Friday, December 21, 2012

Nic Batum and the Elusive 5x5

Nic Batum eyes an assist during his 5x5 game against the Hornets. (AP Photo)

The triple-double is the pinnacle of stat lines in the NBA. It’s an undeniable achievement of greatness and the definition of a complete performance. Watching the league’s elite fill up a stat sheet and reach double-digits in three categories is an experience every fan should get to see at least once.

However, there is one other feat more rare and, unfortunately, less valued: the 5x5 stat line. The latest example of this came in the form of an all-around effort by Portland Trail Blazers forward Nicolas Batum. Batum had an outstanding performance this past Sunday evening against the New Orleans Hornets, finishing up with the final line of 11 points, 10 assists, five rebounds, five steals and five blocks. Not too shabby.

He’s the first player to achieve the accomplishment since 2006 when Andrei Kirilenko pulled it off one of his three 5x5's as a member of the Utah Jazz. Batum’s performance is one that may go unnoticed by most casual fans, or even intense fans who don’t follow the Trail Blazers. It’s truly unfortunate because the 5x5 stat line is arguably more impressive than the lofty triple-double.

With his performance on Sunday, Batum became just the eighth player in this era of basketball to achieve the 5x5 statistical anomaly. The other seven are Hakeem Olajuwon, Kirilenko, David Robinson, Vlade Divac, Marcus Camby, Derrick Coleman and Jamaal Tinsley a pretty solid list to join. It’s also exclusive, as only those eight players have reached this mark since statisticians began tracking the 5x5 as an actual accomplishment in 1990.

Now, let’s compare the 5x5 to the triple-double. From the 1990-91 NBA season to the 2010-11 season, there have been an average of 34.5 triple-doubles recorded per season. There have only been 15 times in the last 27 years that a 5x5 has been recorded. Total. Not per season, but in the entire decade. The difference in frequency of occurrence between these two feats is enough to open some eyes. There have been only 15 5x5s recorded, ever, while there have already been 12 triple-doubles this season.

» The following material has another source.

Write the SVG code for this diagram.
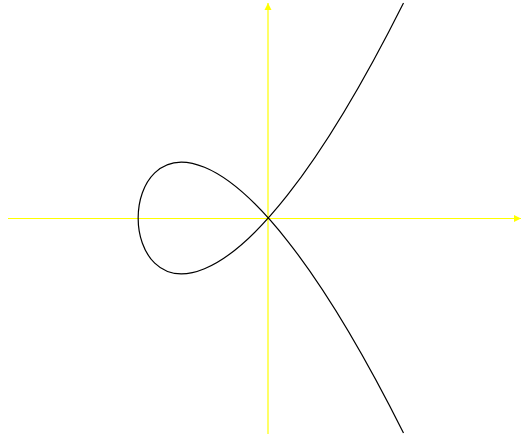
<svg xmlns="http://www.w3.org/2000/svg" width="522" height="437" viewBox="0 0 522 437">
<defs>
<marker id="ah" viewBox="0 0 8 8" refX="7" refY="4" markerWidth="8" markerHeight="8" markerUnits="userSpaceOnUse" orient="auto">
<path d="M0,0.5 L7,4 L0,7.5 Z" fill="#ffff00"/>
</marker>
<style>.axis{stroke:#ffff00;stroke-width:1.2;fill:none}.curve{stroke:#000;stroke-width:1.2;fill:none}</style>
</defs>
<rect width="522" height="437" fill="#fff"/>
<g id="connectors">
<line class="axis" x1="8" y1="218.5" x2="521" y2="218.5" marker-end="url(#ah)"/>
<line class="axis" x1="268" y1="434" x2="268" y2="3" marker-end="url(#ah)"/>
</g>
<g id="curve">
<path class="curve" d="M403.5,433 C49.7,-273 49.7,709 403.5,3"/>
</g>
</svg>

In short, there are some accomplishments that do not get enough hype in athletics. Yes, the triple-double is an exceptional achievement and, yes, it is the symbol of a complete game at the highest level in basketball. However, should it be? The realization of a 5x5 performance by any player is far more rare and, frankly, requires the player to fill up more statistical categories in a single game. Maybe it’s time for the 5x5 to take center stage.